4. The interlocutory decree, sustaining the Authority's demurrer on the first ground asserted, and the final decree are affirmed.
[Note 1] The letters in brackets are inserted for convenience of reference to the italicized language following such letters. Statute 1963, c. 410, was repealed by St. 1964, c. 383, Section 1, but in respects here pertinent was substantially reenacted by c. 383, Section 2. The italicized language remained unchanged from the 1963 statute.
[Note 2] The master and the parties have referred to the park as Wood Island Park as do we.
[Note 3] The main runways of the airport are mostly south and east of the area shown in the plan. The air terminal is southwest of Wood Island Park at a point beyond the area shown on the plan.
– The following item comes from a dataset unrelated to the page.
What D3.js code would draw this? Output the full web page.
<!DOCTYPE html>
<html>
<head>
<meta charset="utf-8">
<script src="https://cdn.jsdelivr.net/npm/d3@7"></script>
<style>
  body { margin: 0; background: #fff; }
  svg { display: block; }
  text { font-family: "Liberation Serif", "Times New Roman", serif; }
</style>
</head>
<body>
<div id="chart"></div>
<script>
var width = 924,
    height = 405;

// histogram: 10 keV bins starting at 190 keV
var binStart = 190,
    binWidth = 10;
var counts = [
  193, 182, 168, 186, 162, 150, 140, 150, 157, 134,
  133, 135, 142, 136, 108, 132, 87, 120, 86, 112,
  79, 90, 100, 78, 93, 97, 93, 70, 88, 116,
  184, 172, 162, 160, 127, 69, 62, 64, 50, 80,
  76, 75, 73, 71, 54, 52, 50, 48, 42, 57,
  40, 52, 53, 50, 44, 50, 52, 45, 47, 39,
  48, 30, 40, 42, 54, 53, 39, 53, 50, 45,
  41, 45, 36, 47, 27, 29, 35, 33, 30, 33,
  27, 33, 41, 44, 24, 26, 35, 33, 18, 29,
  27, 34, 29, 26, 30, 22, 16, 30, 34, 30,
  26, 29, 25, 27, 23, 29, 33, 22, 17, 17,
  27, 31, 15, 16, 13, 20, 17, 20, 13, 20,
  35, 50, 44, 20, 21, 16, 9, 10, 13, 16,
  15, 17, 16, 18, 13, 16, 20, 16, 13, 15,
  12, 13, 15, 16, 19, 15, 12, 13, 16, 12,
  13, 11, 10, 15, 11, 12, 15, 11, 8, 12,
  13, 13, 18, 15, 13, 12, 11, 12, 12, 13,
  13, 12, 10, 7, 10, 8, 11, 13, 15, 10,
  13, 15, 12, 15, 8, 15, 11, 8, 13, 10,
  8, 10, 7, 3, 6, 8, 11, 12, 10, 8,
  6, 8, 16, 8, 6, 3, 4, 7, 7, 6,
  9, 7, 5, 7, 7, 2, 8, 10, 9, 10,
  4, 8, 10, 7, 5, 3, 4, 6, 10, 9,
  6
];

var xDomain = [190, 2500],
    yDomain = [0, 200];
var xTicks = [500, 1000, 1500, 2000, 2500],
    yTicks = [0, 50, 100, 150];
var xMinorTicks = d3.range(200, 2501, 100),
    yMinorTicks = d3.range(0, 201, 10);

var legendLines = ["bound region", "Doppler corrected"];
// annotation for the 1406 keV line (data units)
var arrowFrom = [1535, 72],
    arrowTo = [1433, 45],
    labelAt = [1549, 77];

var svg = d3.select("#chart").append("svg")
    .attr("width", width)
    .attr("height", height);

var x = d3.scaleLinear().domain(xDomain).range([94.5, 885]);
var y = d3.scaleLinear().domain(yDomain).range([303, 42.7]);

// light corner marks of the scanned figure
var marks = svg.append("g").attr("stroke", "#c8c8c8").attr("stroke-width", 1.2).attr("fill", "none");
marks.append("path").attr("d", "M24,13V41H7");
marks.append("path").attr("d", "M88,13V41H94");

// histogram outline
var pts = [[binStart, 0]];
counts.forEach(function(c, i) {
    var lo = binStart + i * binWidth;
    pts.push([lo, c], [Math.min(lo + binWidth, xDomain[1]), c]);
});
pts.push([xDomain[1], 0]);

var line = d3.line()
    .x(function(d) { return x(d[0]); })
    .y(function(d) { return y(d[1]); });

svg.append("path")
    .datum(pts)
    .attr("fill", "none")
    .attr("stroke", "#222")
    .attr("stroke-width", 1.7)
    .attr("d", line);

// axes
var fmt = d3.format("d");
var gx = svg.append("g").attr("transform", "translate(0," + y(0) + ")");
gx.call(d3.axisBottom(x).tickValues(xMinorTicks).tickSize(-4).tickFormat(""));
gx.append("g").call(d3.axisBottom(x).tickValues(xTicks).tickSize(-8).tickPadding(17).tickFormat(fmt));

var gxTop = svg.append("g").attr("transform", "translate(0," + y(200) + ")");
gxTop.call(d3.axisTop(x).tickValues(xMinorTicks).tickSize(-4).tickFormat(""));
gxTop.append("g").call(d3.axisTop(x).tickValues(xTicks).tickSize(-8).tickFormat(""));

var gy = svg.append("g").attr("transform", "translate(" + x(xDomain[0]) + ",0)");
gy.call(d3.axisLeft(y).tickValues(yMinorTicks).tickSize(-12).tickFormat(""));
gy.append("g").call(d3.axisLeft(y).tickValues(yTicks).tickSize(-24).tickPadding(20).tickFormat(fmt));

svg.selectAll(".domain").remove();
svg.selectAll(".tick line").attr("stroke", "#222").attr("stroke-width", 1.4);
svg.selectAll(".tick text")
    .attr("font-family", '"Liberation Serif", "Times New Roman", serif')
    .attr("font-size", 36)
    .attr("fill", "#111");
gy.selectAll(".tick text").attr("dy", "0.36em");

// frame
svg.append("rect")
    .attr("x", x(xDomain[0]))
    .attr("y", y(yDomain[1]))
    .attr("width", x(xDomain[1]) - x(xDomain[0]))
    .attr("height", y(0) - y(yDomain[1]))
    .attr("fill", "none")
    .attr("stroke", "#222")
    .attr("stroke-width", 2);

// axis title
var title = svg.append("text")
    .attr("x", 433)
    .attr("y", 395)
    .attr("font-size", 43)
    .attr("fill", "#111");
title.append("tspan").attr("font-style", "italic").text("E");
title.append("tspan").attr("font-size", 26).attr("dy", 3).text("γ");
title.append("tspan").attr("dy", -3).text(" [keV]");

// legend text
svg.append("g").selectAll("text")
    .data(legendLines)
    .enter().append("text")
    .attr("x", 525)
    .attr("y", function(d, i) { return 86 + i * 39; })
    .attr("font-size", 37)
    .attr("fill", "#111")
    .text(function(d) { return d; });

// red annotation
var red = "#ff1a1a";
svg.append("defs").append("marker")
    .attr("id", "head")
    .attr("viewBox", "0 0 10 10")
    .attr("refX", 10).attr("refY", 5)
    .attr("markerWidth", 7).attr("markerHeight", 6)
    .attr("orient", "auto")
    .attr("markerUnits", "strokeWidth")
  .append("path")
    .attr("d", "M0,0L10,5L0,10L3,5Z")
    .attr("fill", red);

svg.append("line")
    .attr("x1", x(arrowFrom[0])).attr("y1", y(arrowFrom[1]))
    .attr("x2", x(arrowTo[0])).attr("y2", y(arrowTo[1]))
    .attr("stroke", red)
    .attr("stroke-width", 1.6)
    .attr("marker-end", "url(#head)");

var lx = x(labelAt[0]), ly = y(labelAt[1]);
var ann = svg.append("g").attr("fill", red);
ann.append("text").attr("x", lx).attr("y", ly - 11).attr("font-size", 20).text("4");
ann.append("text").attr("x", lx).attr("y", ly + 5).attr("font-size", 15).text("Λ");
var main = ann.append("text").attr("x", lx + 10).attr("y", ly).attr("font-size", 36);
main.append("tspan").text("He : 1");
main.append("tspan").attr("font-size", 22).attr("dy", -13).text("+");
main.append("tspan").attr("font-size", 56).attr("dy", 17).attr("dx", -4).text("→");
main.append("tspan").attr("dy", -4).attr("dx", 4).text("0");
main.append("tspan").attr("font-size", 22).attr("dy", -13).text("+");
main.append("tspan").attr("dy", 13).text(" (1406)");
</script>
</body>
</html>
[Note 4] Because the actual extension of Runway 15-33 was not to go northwest of the high water mark at Wood Island Park, only use of tidal area (and some airport land east of the tidal area) was involved. It was stipulated orally at the arguments, in effect, that any obstacles, presented by 1939 harbor lines (existing prior to 1966), to filling the flats in the tidal area (marked [E] on the plan) were removed by St. 1966, c. 733, Sections 1, 2.
[Note 5] A 1965 plan in evidence, approved by the Authority and by FAA, shows the 2,127 foot extension, but it is not shown that this 1965 plan bears direct relationship to the 1963 grant agreement. It does appear, however, that "extension of [R]unway 15-33 was divided into three phases," and that a contract for phase I involving a commitment of $509,052 has been awarded, but not completed because of the harbor lines problem now solved by the enactment of St. 1966, c. 733 (fn. 4, supra). That the general scheme of extending and protecting the runway has FAA approval is sufficiently apparent from the master's report and various exhibits.
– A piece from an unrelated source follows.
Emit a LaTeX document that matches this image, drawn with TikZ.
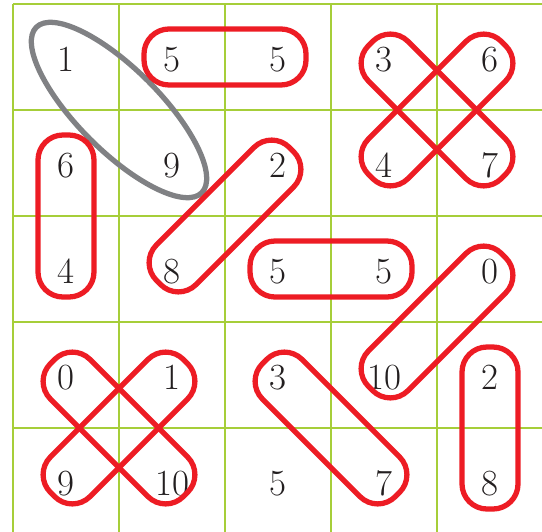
\documentclass[tikz,border=0pt]{standalone}
\usepackage{xcolor}
\usepackage{tikz}
\usetikzlibrary{calc, shapes.geometric}

\definecolor{gridgreen}{RGB}{166,206,57}
\definecolor{loopred}{RGB}{237,28,36}
\definecolor{loopgray}{RGB}{128,129,132}
\definecolor{digitgray}{RGB}{35,31,32}

\begin{document}
\begin{tikzpicture}[
    x=2.12cm, y=-2.12cm,
    gridline/.style={gridgreen, line width=1.6pt},
    digit/.style={font=\fontsize{21}{25}\selectfont, text=digitgray, inner sep=0pt, text height=17pt, text depth=0pt},
    pairloop/.style={draw=loopred, line width=3pt, rounded corners=0.5cm, inner sep=0pt, minimum height=1.12cm},
    flat/.style={pairloop, minimum width=3.24cm},
    slant/.style={pairloop, minimum width=3.76cm},
    oddloop/.style={ellipse, draw=loopgray, line width=3pt, inner sep=0pt, minimum width=4.68cm, minimum height=1.64cm, rotate=-45}
]
\useasboundingbox (-0.1226,-0.0377) rectangle (4.9906,4.9811);

% grid
\foreach \i in {0,...,4} {
  \draw[gridline] (\i,0) -- (\i,5);
  \draw[gridline] (0,\i) -- (5,\i);
}

% numbers, row by row
\foreach \vals [count=\r from 0] in {{1,5,5,3,6},{6,9,2,4,7},{4,8,5,5,0},{0,1,3,10,2},{9,10,5,7,8}}
  \foreach \v [count=\c from 0] in \vals
    \node[digit] (n\r\c) at (\c+0.5,\r+0.5) {\v};

% the odd pair
\node[oddloop] (odd19) at ($(n00)!0.5!(n11)$) {};

% straight pairs
\node[flat] (top55) at ($(n01)!0.5!(n02)$) {};
\node[flat, rotate=90] (left64) at ($(n10)!0.5!(n20)$) {};
\node[flat] (mid55) at ($(n22)!0.5!(n23)$) {};
\node[flat, rotate=90] (right28) at ($(n34)!0.5!(n44)$) {};

% slanted pairs
\node[slant, rotate=-45] (cross37) at ($(n03)!0.5!(n14)$) {};
\node[slant, rotate=45] (cross64) at ($(n04)!0.5!(n13)$) {};
\node[slant, rotate=45] (diag28) at ($(n12)!0.5!(n21)$) {};
\node[slant, rotate=45] (diag010) at ($(n24)!0.5!(n33)$) {};
\node[slant, rotate=-45] (cross010) at ($(n30)!0.5!(n41)$) {};
\node[slant, rotate=45] (cross19) at ($(n31)!0.5!(n40)$) {};
\node[slant, rotate=-45] (diag37) at ($(n32)!0.5!(n43)$) {};

\end{tikzpicture}
\end{document}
[Note 6] See 49 U. S. C. Section 1101 et seq. (1964), and 14 CFR (1967) Sections 151.7 (a), 151.9 and 151.11 (c). The regulations refer to Technical Standard Order N18 (TSO-N18) which provides that "an approach area" is 10,000 feet long "beginning 200 feet outward from the end of each runway and extending outward," ending 10,200 feet from the end of the runway. For "instrument runways" like Runway 15-33, there are special requirements.
[Note 7] By the Federal statutes, the following principles are established. (1) Among the types of airport development contemplated is "acquisition of land . . .necessary to . . . mitigate . . . airport hazards," see Section 1101 (3). (2) The administrator (to ensure, among other things, that the aerial approaches to an airport will be adequately cleared) "shall prescribe such . . . requirements . . . as he may deem necessary," see Section 1110. (3) The administrator shall approve a project "only if he is satisfied that the project . . . will contribute to the accomplishment of the purposes of the" Federal statute. See Section 1108 (d).
[Note 8] The Attorney General is not a party to this case. Although the docket shows that a former Attorney General filed a motion on February 10, 1966, for leave to intervene as a party defendant, it does not appear that the motion was allowed.
[Note 9] The quoted language from c. 410 is far from clear as applied to the Neptune Road area. From some of the exhibits, this area appears to be almost an enclave surrounded on three sides by airport land (see the annexed plan). It is northeast of some airport property, and southwest of other airport property. The master found that the record (apart from plans in evidence) contained "no transcripts of title or other sufficient evidence warranting determination of . . . the property lines of . . . [the a]irport."